- Kibler Park Kibler Park
- Coordinates: 26°18′14″S 28°00′22″E﻿ / ﻿26.304°S 28.006°E
- Country: South Africa
- Province: Gauteng
- Municipality: City of Johannesburg
- Main Place: Johannesburg

Government
- • Councillor: Matsobane Sekhu (Democratic Alliance)

Area
- • Total: 2.40 km^{2} (0.93 sq mi)

Population (2011)
- • Total: 5,618
- • Density: 2,300/km^{2} (6,100/sq mi)

Racial makeup (2011)
- • Black African: 44.0%
- • Coloured: 14.0%
- • Indian/Asian: 6.8%
- • White: 34.8%
- • Other: 0.4%

First languages (2011)
- • English: 41.6%
- • Afrikaans: 19.2%
- • Zulu: 12.8%
- • Sotho: 7.1%
- • Other: 19.4%
- Time zone: UTC+2 (SAST)
- Postal code (street): 2091
- PO box: 2053

= Kibler Park =

Kibler Park is a suburb of Johannesburg, South Africa.
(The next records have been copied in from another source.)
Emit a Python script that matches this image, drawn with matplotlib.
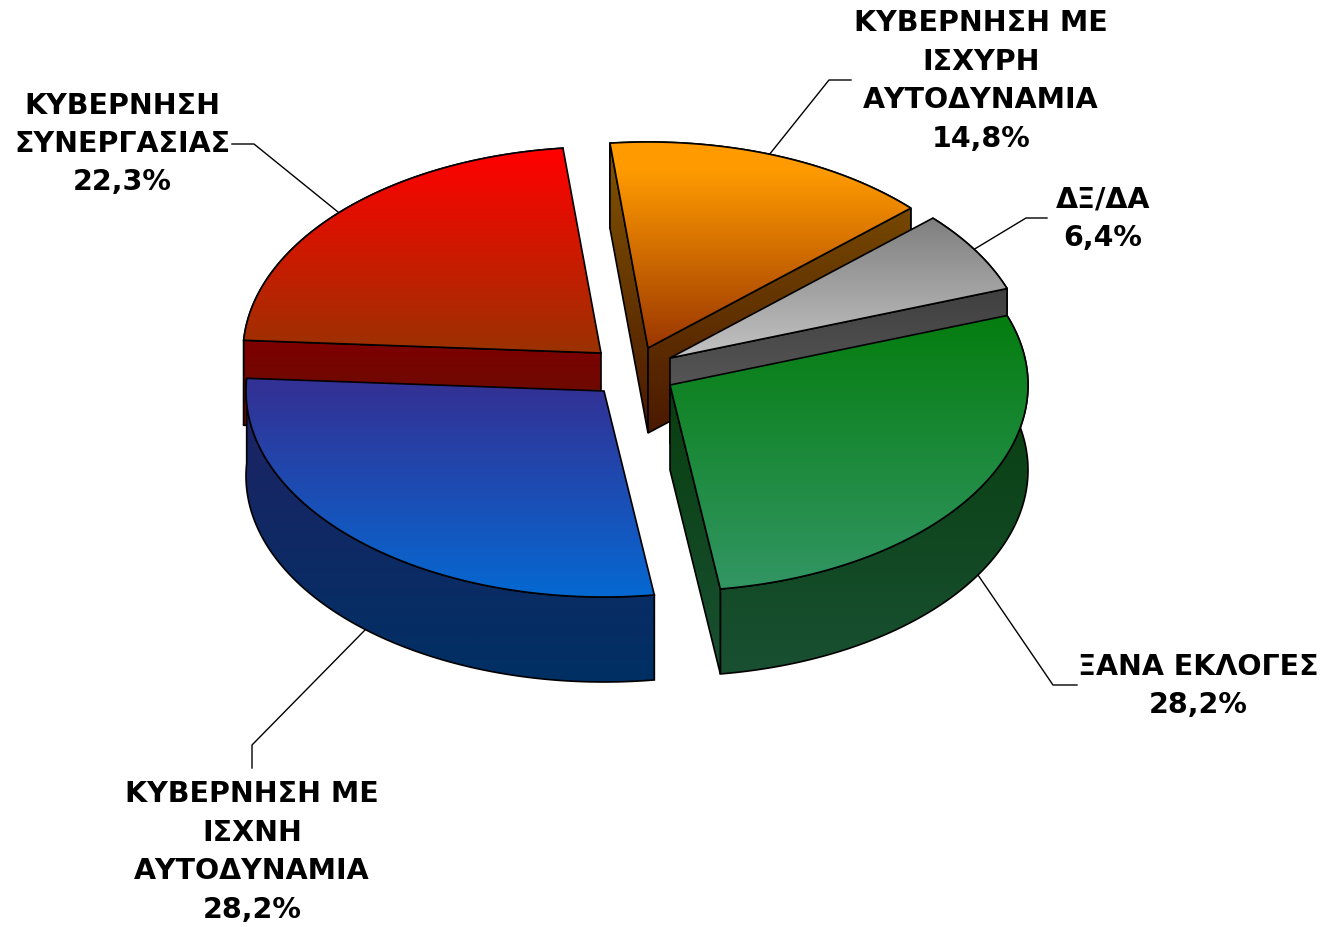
import numpy as np
import matplotlib
matplotlib.use('Agg')
import matplotlib.pyplot as plt
from matplotlib.patches import Polygon

labels = ["ΚΥΒΕΡΝΗΣΗ ΜΕ\nΙΣΧΥΡΗ\nΑΥΤΟΔΥΝΑΜΙΑ", "ΔΞ/ΔΑ", "ΞΑΝΑ ΕΚΛΟΓΕΣ",
          "ΚΥΒΕΡΝΗΣΗ ΜΕ\nΙΣΧΝΗ\nΑΥΤΟΔΥΝΑΜΙΑ", "ΚΥΒΕΡΝΗΣΗ\nΣΥΝΕΡΓΑΣΙΑΣ"]
values = [14.8, 6.4, 28.2, 28.2, 22.3]

# apex of each exploded slice, in pixels
apex = [(648, 348), (670, 358), (670, 385), (604, 391), (601, 353)]
top_cols = [((255, 155, 0), (155, 55, 0)), ((128, 128, 128), (195, 195, 195)),
            ((5, 125, 15), (50, 150, 100)), ((50, 50, 150), (5, 105, 210)),
            ((255, 0, 0), (155, 50, 0))]
top_span = [(170, 348), (219, 358), (316, 589), (391, 598), (150, 353)]
wall_cols = [((130, 85, 0), (75, 25, 0)), ((64, 64, 64), (85, 85, 85)),
             ((8, 62, 14), (25, 80, 50)), ((30, 35, 100), (0, 48, 100)),
             ((125, 0, 0), (110, 10, 0))]
wall_span = [(143, 433), (290, 385), (385, 674), (400, 682), (344, 390)]
label_pos = [(981, 81), (1103, 219), (1198, 686), (252, 852), (122, 144)]
leaders = [[(851, 80), (829, 80), (769, 155)], [(1047, 218), (1026, 218), (973, 250)],
           [(1077, 685), (1053, 685), (978, 575)], [(252, 768), (252, 745), (365, 630)],
           [(232, 144), (254, 144), (338, 212)]]
draw_order = [0, 1, 4, 2, 3]

RX, RY, DEPTH = 358, 206, 85
START = -6.1

plt.rcParams['font.family'] = ['DejaVu Sans']
fig = plt.figure(figsize=(13.26, 9.27), dpi=100)
ax = fig.add_axes([0, 0, 1, 1])
z = [2]


def face(pts, c0, c1, y0, y1):
    pts = np.array(pts)
    x0, x1 = pts[:, 0].min() - 1, pts[:, 0].max() + 1
    ya, yb = pts[:, 1].min() - 1, pts[:, 1].max() + 1
    yy = np.arange(np.floor(ya), np.ceil(yb) + 1)
    g = np.clip((yy - y0) / (y1 - y0), 0, 1)[:, None, None]
    img = (np.array(c0) + (np.array(c1) - np.array(c0)) * g) / 255
    im = ax.imshow(img, extent=[x0, x1, yy[-1], yy[0]], aspect='auto', zorder=z[0], interpolation='bilinear')
    clip = Polygon(pts, closed=True, transform=ax.transData, fc='none', ec='none')
    ax.add_patch(clip)
    im.set_clip_path(clip)
    ax.add_patch(Polygon(pts, closed=True, fc='none', ec='black', lw=1.2, joinstyle='miter', zorder=z[0] + 0.5))
    z[0] += 1


angles = START + np.cumsum([0] + values) * 360 / sum(values)
for i in draw_order:
    cx, cy = apex[i]
    t = np.radians(np.linspace(angles[i], angles[i + 1], 120))
    rim = np.column_stack([cx + RX * np.sin(t), cy - RY * np.cos(t)])
    low = rim + [0, DEPTH]
    wc0, wc1 = wall_cols[i]
    sy0, sy1 = wall_span[i]
    mid = rim[60]
    # outer wall, then the cut faces we can see, then the top
    face(np.vstack([rim, low[::-1]]), wc0, wc1, sy0, sy1)
    for p in (rim[0], rim[-1]):
        line_y = cy + (p[1] - cy) * (mid[0] - cx) / (p[0] - cx)
        if mid[1] < line_y:
            face([(cx, cy), p, p + [0, DEPTH], (cx, cy + DEPTH)], wc0, wc1, sy0, sy1)
    face(np.vstack([[(cx, cy)], rim]), top_cols[i][0], top_cols[i][1], top_span[i][0], top_span[i][1])

for i in range(len(values)):
    xs, ys = zip(*leaders[i])
    ax.plot(xs, ys, color='black', lw=1.0, zorder=1)
    txt = labels[i] + "\n" + f"{values[i]:.1f}".replace('.', ',') + "%"
    ax.text(label_pos[i][0], label_pos[i][1], txt, ha='center', va='center', fontsize=20.5,
            fontweight='bold', color='black', linespacing=1.47, zorder=100)

ax.set_xlim(0, 1326)
ax.set_ylim(927, 0)
ax.axis('off')
fig.savefig('out.png', dpi=100, facecolor='white')
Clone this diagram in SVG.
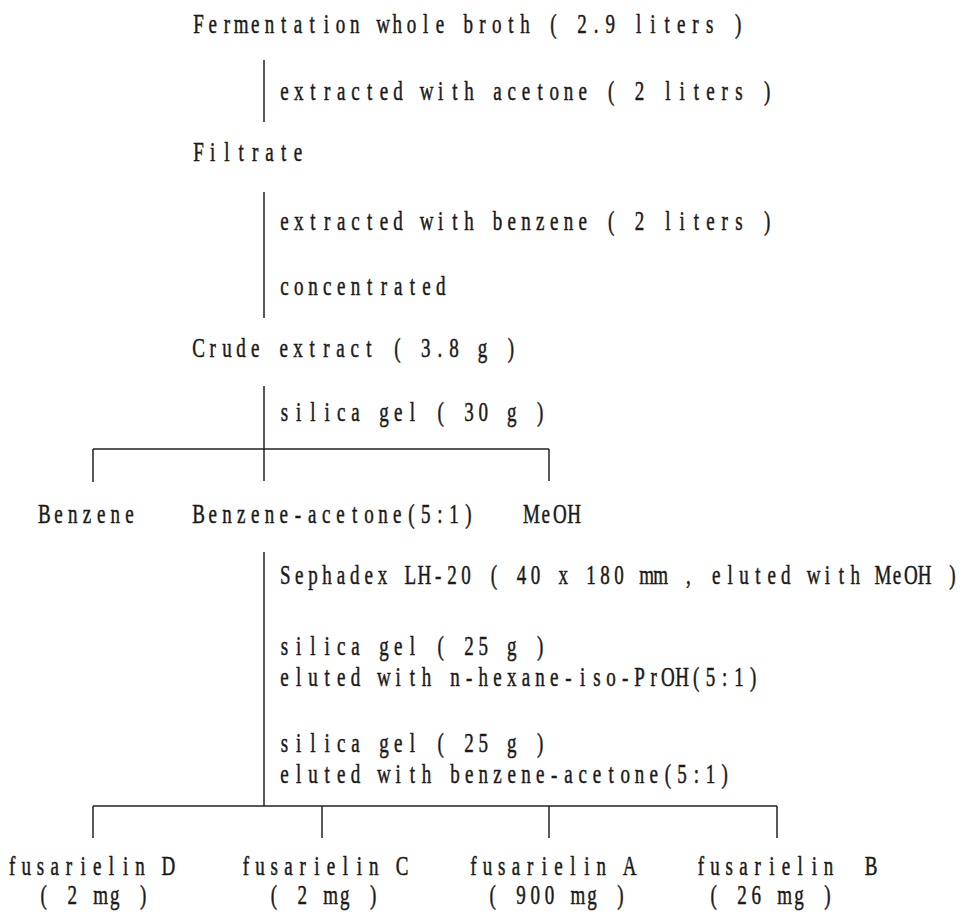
<svg xmlns="http://www.w3.org/2000/svg" width="977" height="914" viewBox="0 0 977 914">
<style>
text{font-family:"Liberation Serif","Times New Roman",serif;font-size:19px;fill:#1a1a1a;stroke:#1a1a1a;stroke-width:0.35;white-space:pre;text-anchor:middle}
.c line{stroke:#222;stroke-width:1.5;fill:none}
</style>
<rect width="977" height="914" fill="#fff"/>
<g class="c" id="connectors">
<line x1="264" y1="60" x2="264" y2="122"/>
<line x1="264" y1="192" x2="264" y2="318"/>
<line x1="264" y1="386" x2="264" y2="481"/>
<line x1="93" y1="449" x2="549" y2="449"/>
<line x1="93" y1="449" x2="93" y2="482"/>
<line x1="549" y1="449" x2="549" y2="481"/>
<line x1="264" y1="552" x2="264" y2="806"/>
<line x1="93" y1="806" x2="777" y2="806"/>
<line x1="93" y1="806" x2="93" y2="838"/>
<line x1="322" y1="806" x2="322" y2="838"/>
<line x1="549" y1="806" x2="549" y2="838"/>
<line x1="777" y1="806" x2="777" y2="838"/>
</g>
<g transform="scale(1,1.4)">
<g id="n-broth"><text y="23.57" x="198.5 212.7 226.9 241.1 255.3 269.5 283.7 297.9 312.1 326.3 340.5 354.7 368.9 383.1 397.3 411.5 425.7 439.9 454.1 468.3 482.5 496.7 510.9 525.1 539.3 553.5 567.7 581.9 596.1 610.3 624.5 638.7 652.9 667.1 681.3 695.5 709.7 723.9 738.1">Fermentation whole broth ( 2.9 liters )</text></g>
<g id="s-acetone"><text y="71.43" x="284.5 298.7 312.9 327.1 341.3 355.5 369.7 383.9 398.1 412.3 426.5 440.7 454.9 469.1 483.3 497.5 511.7 525.9 540.1 554.3 568.5 582.7 596.9 611.1 625.3 639.5 653.7 667.9 682.1 696.3 710.5 724.7 738.9 753.1 767.3">extracted with acetone ( 2 liters )</text></g>
<g id="n-filtrate"><text y="115" x="198.5 212.7 226.9 241.1 255.3 269.5 283.7 297.9">Filtrate</text></g>
<g id="s-benzene"><text y="164.29" x="284.5 298.7 312.9 327.1 341.3 355.5 369.7 383.9 398.1 412.3 426.5 440.7 454.9 469.1 483.3 497.5 511.7 525.9 540.1 554.3 568.5 582.7 596.9 611.1 625.3 639.5 653.7 667.9 682.1 696.3 710.5 724.7 738.9 753.1 767.3">extracted with benzene ( 2 liters )</text></g>
<g id="s-conc"><text y="210.71" x="284.5 298.7 312.9 327.1 341.3 355.5 369.7 383.9 398.1 412.3 426.5 440.7">concentrated</text></g>
<g id="n-crude"><text y="255" x="198.5 212.7 226.9 241.1 255.3 269.5 283.7 297.9 312.1 326.3 340.5 354.7 368.9 383.1 397.3 411.5 425.7 439.9 454.1 468.3 482.5 496.7 510.9">Crude extract ( 3.8 g )</text></g>
<g id="s-silica30"><text y="300.71" x="284.5 298.7 312.9 327.1 341.3 355.5 369.7 383.9 398.1 412.3 426.5 440.7 454.9 469.1 483.3 497.5 511.7 525.9 540.1">silica gel ( 30 g )</text></g>
<g id="n-benzene"><text y="373.57" x="44.3 58.5 72.7 86.9 101.1 115.3 129.5">Benzene</text></g>
<g id="n-benzac"><text y="373.57" x="198.5 212.7 226.9 241.1 255.3 269.5 283.7 297.9 312.1 326.3 340.5 354.7 368.9 383.1 397.3 411.5 425.7 439.9 454.1 468.3">Benzene-acetone(5:1)</text></g>
<g id="n-meoh"><text y="373.57" x="531.5 545.7 559.9 574.1">MeOH</text></g>
<g id="s-steps">
<text y="417.14" x="285.3 299.2 313.1 327 340.9 354.8 368.7 382.6 396.5 410.4 424.3 438.2 452.1 466 479.9 493.8 507.7 521.6 535.5 549.4 563.3 577.2 591.1 605 618.9 632.8 646.7 660.6 674.5 688.4 702.3 716.2 730.1 744 757.9 771.8 785.7 799.6 813.5 827.4 841.3 855.2 869.1 883 896.9 910.8 924.7 938.6 952.5 966.4">Sephadex LH-20 ( 40 x 180 mm , eluted with MeOH )</text>
<text y="467.86" x="284.5 298.7 312.9 327.1 341.3 355.5 369.7 383.9 398.1 412.3 426.5 440.7 454.9 469.1 483.3 497.5 511.7 525.9 540.1">silica gel ( 25 g )</text>
<text y="490" x="284.5 298.7 312.9 327.1 341.3 355.5 369.7 383.9 398.1 412.3 426.5 440.7 454.9 469.1 483.3 497.5 511.7 525.9 540.1 554.3 568.5 582.7 596.9 611.1 625.3 639.5 653.7 667.9 682.1 696.3 710.5 724.7 738.9 753.1">eluted with n-hexane-iso-PrOH(5:1)</text>
<text y="537.14" x="284.5 298.7 312.9 327.1 341.3 355.5 369.7 383.9 398.1 412.3 426.5 440.7 454.9 469.1 483.3 497.5 511.7 525.9 540.1">silica gel ( 25 g )</text>
<text y="559.29" x="284.5 298.7 312.9 327.1 341.3 355.5 369.7 383.9 398.1 412.3 426.5 440.7 454.9 469.1 483.3 497.5 511.7 525.9 540.1 554.3 568.5 582.7 596.9 611.1 625.3 639.5 653.7 667.9 682.1 696.3 710.5 724.7">eluted with benzene-acetone(5:1)</text>
</g>
<g id="n-fusD"><text y="625" x="12.1 26.3 40.5 54.7 68.9 83.1 97.3 111.5 125.7 139.9 154.1 168.3">fusarielin D</text><text y="645.71" x="43.8 58 72.2 86.4 100.6 114.8 129 143.2">( 2 mg )</text></g>
<g id="n-fusC"><text y="625" x="245.9 260.1 274.3 288.5 302.7 316.9 331.1 345.3 359.5 373.7 387.9 402.1">fusarielin C</text><text y="645.71" x="273.8 288 302.2 316.4 330.6 344.8 359 373.2">( 2 mg )</text></g>
<g id="n-fusA"><text y="625" x="473.4 487.6 501.8 516 530.2 544.4 558.6 572.8 587 601.2 615.4 629.6">fusarielin A</text><text y="645.71" x="492.6 506.8 521 535.2 549.4 563.6 577.8 592 606.2 620.4">( 900 mg )</text></g>
<g id="n-fusB"><text y="625" x="700.8 715 729.2 743.4 757.6 771.8 786 800.2 814.4 828.6 842.8 857 871.2">fusarielin  B</text><text y="645.71" x="713.7 727.9 742.1 756.3 770.5 784.7 798.9 813.1 827.3">( 26 mg )</text></g>
</g>
</svg>
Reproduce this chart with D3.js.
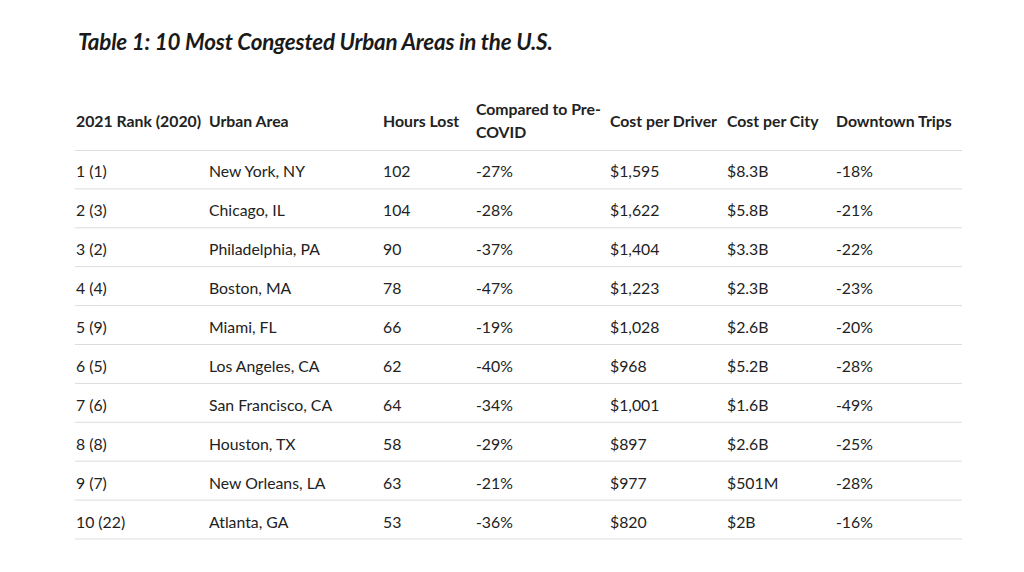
<!DOCTYPE html>
<html><head><meta charset="utf-8">
<script src="https://cdn.jsdelivr.net/npm/d3@7"></script>
<style>
html,body{margin:0;padding:0;background:#fff;}
svg{display:block;font-family:Lato,"Open Sans",sans-serif;}
</style></head>
<body>
<svg id="chart" width="1024" height="572"></svg>
<script>
const title = "Table 1: 10 Most Congested Urban Areas in the U.S.";
const headers = [["2021 Rank (2020)"],["Urban Area"],["Hours Lost"],["Compared to Pre-","COVID"],["Cost per Driver"],["Cost per City"],["Downtown Trips"]];
const ranks = ["1 (1)","2 (3)","3 (2)","4 (4)","5 (9)","6 (5)","7 (6)","8 (8)","9 (7)","10 (22)"];
const areas = ["New York, NY","Chicago, IL","Philadelphia, PA","Boston, MA","Miami, FL","Los Angeles, CA","San Francisco, CA","Houston, TX","New Orleans, LA","Atlanta, GA"];
const hoursLost = [102,104,90,78,66,62,64,58,63,53];
const vsPreCovid = [-27,-28,-37,-47,-19,-40,-34,-29,-21,-36];
const costPerDriver = [1595,1622,1404,1223,1028,968,1001,897,977,820];
const costPerCity = ["$8.3B","$5.8B","$3.3B","$2.3B","$2.6B","$5.2B","$1.6B","$2.6B","$501M","$2B"];
const downtownTrips = [-18,-21,-22,-23,-20,-28,-49,-25,-28,-16];

const svg = d3.select("#chart");
const colX = [76,209,383,476,610,727,836];
const left = 75, right = 962;

svg.append("text").attr("x",78).attr("y",50)
  .attr("font-size",22.4).attr("font-weight",700).attr("font-style","italic")
  .attr("fill","#1a1a1a").attr("letter-spacing","-0.2").text(title);

// header
headers.forEach((h,i)=>{
  const t = svg.append("text").attr("x",colX[i]).attr("font-size",15.8).attr("font-weight",700).attr("fill","#222");
  if(h.length===1){ t.attr("y",127).text(h[0]); }
  else { h.forEach((line,j)=>t.append("tspan").attr("x",colX[i]).attr("y",115+j*23).text(line)); }
});

const y = d3.scaleBand().domain(d3.range(ranks.length)).range([150,539]);
const pct = v => String(v)+"%";
const money = v => "$"+d3.format(",")(v);
const rows = ranks.map((r,i)=>[r,areas[i],String(hoursLost[i]),pct(vsPreCovid[i]),money(costPerDriver[i]),costPerCity[i],pct(downtownTrips[i])]);

svg.append("line").attr("x1",left).attr("x2",right).attr("y1",150.5).attr("y2",150.5).attr("stroke","#dcdcdc");

const g = svg.selectAll("g.row").data(rows).join("g").attr("class","row")
  .attr("transform",(d,i)=>`translate(0,${y(i)})`);
g.append("line").attr("x1",left).attr("x2",right)
  .attr("y1",y.bandwidth()).attr("y2",y.bandwidth()).attr("stroke","#dcdcdc");
g.selectAll("text").data(d=>d).join("text")
  .attr("x",(d,i)=>colX[i]).attr("y",y.bandwidth()/2+8)
  .attr("font-size",15.8).attr("fill","#222").text(d=>d);
</script>
</body></html>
It is located in Region F. Kibler Park has a nature reserve, an 18-hole golf course, top class recreation centre, high profile conference centre and hotel, shopping centres, two filling stations, two private schools, a public primary school, a public high school, pubs, churches, and a fully operational fire station. It is a quiet, farm-type suburb at southern edge of Johannesburg. It is 17 km (15 minutes) south of the Johannesburg CBD.

Neighboring suburbs in the immediate vicinity are Risi Park, Patlynn, Mayfield Park, and Alveda Park.